Wie die ZDF-Korrespondentin weiter erklärte, sei bislang davon ausgegangen worden, dass der Iran "eigentlich kein Interesse" daran habe, Krieg gegen Israel zu führen, "aber man kann auch in eine solche Situation reingeraten - durch eine Dynamik, die wir (...) jetzt hier erleben".
Carlo Masala: "Mehr als ein 'symbolischer' Schlag"
Dem konnte Militärexperte Carlo Masala nur zustimmen. Er stellte mit ernstem Blick klar: "Wir haben eine Situation gehabt bis gestern, wo man eigentlich annehmen konnte, der Iran will keinen großen Krieg, die Hisbollah will keinen großen Krieg, und eigentlich will Israel auch keinen umfassenden Krieg gegen den Libanon. Und trotzdem sind alle drei Parteien jetzt gerade dabei, genau da reinzuschlittern." Laut Masala drohe im Nahen Osten "eine Gemengelage, die kaum jemand überblicken kann". "Da kommen Dynamiken ins Spiel, die keiner mehr richtig kontrollieren kann", sagte der Experte sorgenvoll.

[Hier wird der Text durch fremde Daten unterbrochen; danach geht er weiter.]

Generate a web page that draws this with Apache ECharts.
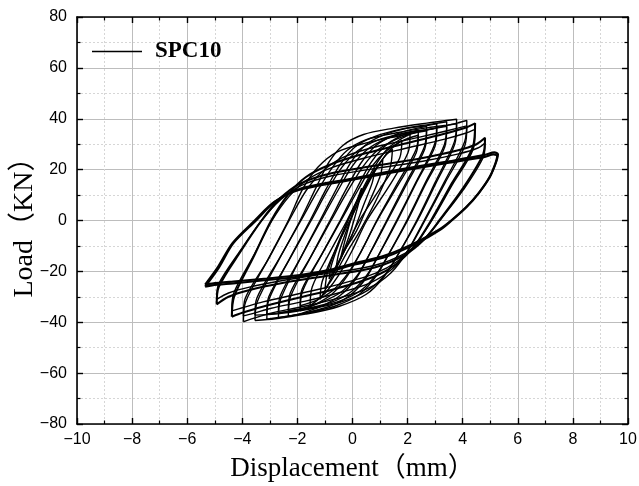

Masala sah zudem einen Unterschied zwischen dem aktuellen Luftangriff des Iran und dem Angriff aus dem vergangenen April. Damals habe Israel laut des Militärexperten noch "genug Zeit" gehabt, "sich auf den Angriff vorzubereiten". Am Dienstag sei die Vorwarnzeit dagegen "extrem kurz" gewesen, "was darauf hindeutet, dass es mehr als ein 'symbolischer' Schlag gewesen ist". "Da wollte man schon Sachen zerstören", so Carlo Masala, der in dem Zusammenhang davor warnte, dass Israels Abwehrsysteme wie "Iron Dome" zwar den aktuellen Schlag abwehren konnten, sie jedoch bei größeren Angriffen oder Raketenzahlen überfordert wären.
Markus Lanz: "Ist das überhaupt noch zu stoppen, dass der Iran Nuklearmacht wird?"
ZDF-Moderator Markus Lanz sprach daraufhin das gefürchtete Atomprogramm des Iran an. Von seinen Gästen wollte er wissen, wie groß die Wahrscheinlichkeit sei, dass Israel einen Angriff darauf plane. Politologin Bente Scheller stellte zunächst klar, dass das iranische Atomprogramm der israelischen Regierung durchaus "große Sorgen" bereite.
Carlo Masala erklärte jedoch, dass ein Angriff unwahrscheinlich sei, denn: "Es ist extrem schwierig, weil wir es mit unterirdischen Anlagen zu tun haben, die sicherlich sehr, sehr gut gehärtet sind." Masala fügte hinzu: "Das wären intensivste Wellen von Schlägen, die sie da fliegen müssten. Das würde schon einige Zeit dauern."
Ein missglückter Angriff könnte laut des Experten verheerende Folgen und "den kontraproduktiven Effekt" haben, dass der Iran schneller "an der Entwicklung dieses Sprengkopfes arbeitet, als uns lieb ist". Lanz fragte abschließend: "Ist das überhaupt noch zu stoppen, dass der Iran Nuklearmacht wird?" Masala reagierte vielsagend: "Der Iran scheint (...) nicht weit entfernt davon zu sein, einen Sprengkopf herstellen zu können."